A federal judge in January found the Patriot Act provision unconstitutionally vague.
As they prepare for the Guantanamo Bay argument, CCR’s Ratner and Shearman’s Thomas Wilner, who represents a group of Kuwaiti detainees and their families, say they will not be surprised if the government finds little broad support for its position.
“I’ve always said this should not be a liberal or conservative or Democratic or Republican issue,” said Wilner. “From the beginning, some of our strongest supporters were right wing or libertarian.”
Robert Levy of the self-styled libertarian Cato Institute said conservative groups’ active opposition to the Patriot Act runs deep and extends to the government’s position on detentions.
“There’s a good deal of discomfort,” he said, particularly with the detention of American citizens labeled by the White House as “enemy combatants.”
Besides the Washington Legal Foundation, Pat Robertson’s American Center for Law and Justice intends to file in support of the government.
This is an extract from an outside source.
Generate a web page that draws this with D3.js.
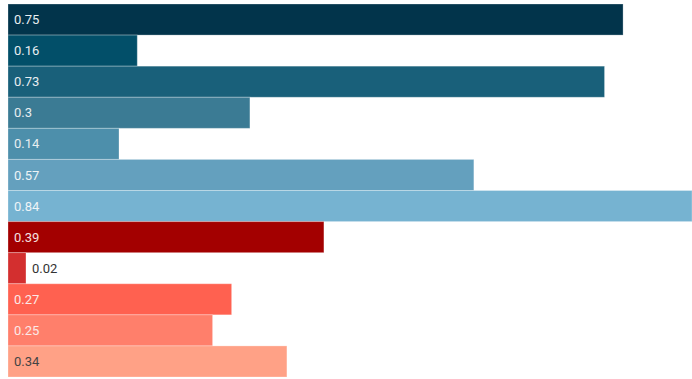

Robertson is formerly the head of the Christian Coalition.
Law as well as politics can make strange bedfellows. And in the Rasul and Al Odah cases, there is, at first blush, something strange about the global corporate firm of Shearman strategizing with the global human rights activists of CCR.
What is striking, though, is the unity of their focus, said Douglas Cassel, director of the Center for International Human Rights at Northwestern University School of Law. Cassel is coordinating amicus briefs in the case.
Familiar with CCR’s work for decades, Cassel said, it is an organization “which has a vision and a philosophy, and yet when it comes to hard-nosed litigation tactics and decision-making, they don’t have their heads in the clouds. These guys are good tough experienced lawyers.
“One needs to have a dream but one also needs to get the job done and they’re doing both,” Cassel noted.